Attendee Tanisha Brandon-Felder Ed.D. of the Shoreline School District in Washington told BTW that she participated in the book club because she “loves Jason Reynolds and [has] read all of his books.” Said Brandon-Felder, “When Stamped came out, I read it right away and have been looking for a place to unpack it.”

Both Reynolds and Kendi are very thoughtful and powerful, she added. “The book yearns to be discussed, and the history of race and racism in this country has not ever been truly told to this extent. It is a great tool for youth and adults alike.”

Attendee Heidi Perez of Durham Public Schools in North Carolina participated because she and her daughter are doing a book study together. Perez wanted her daughter to have “a clear image and voice to go along with her experience reading the books,” she said, noting that “so much of what our kids read in school comes from white colonial voices. We talk a lot about the author’s voice and perspective of the texts she reads in school. I wanted her to understand that this book is different. I wanted her to see and hear the black writer and scholars whose work and voices she was reading.”

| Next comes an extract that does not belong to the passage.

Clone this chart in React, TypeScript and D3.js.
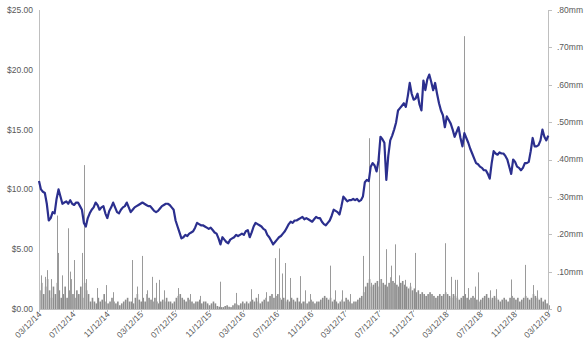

Attendee Samantha Fogg of Washington said that she has been watching each week with her children while distance learning for school. After the first week of book club, she asked them to reflect on their school experience. “I expected them either not to answer or to have short answers, but they gave example after example of things they were being taught [or] had been taught that are racist,” she said.

“One of the most powerful things, though, is that finally, finally someone who wasn’t me, wasn’t one of my friends, is telling my kids about being anti-racist,” she said. “Finally, it wasn’t ‘Well, Mom and her friends think this but my teachers and my school say something else.’ This has been the most important, most beneficial, most helpful, most meaningful thing.”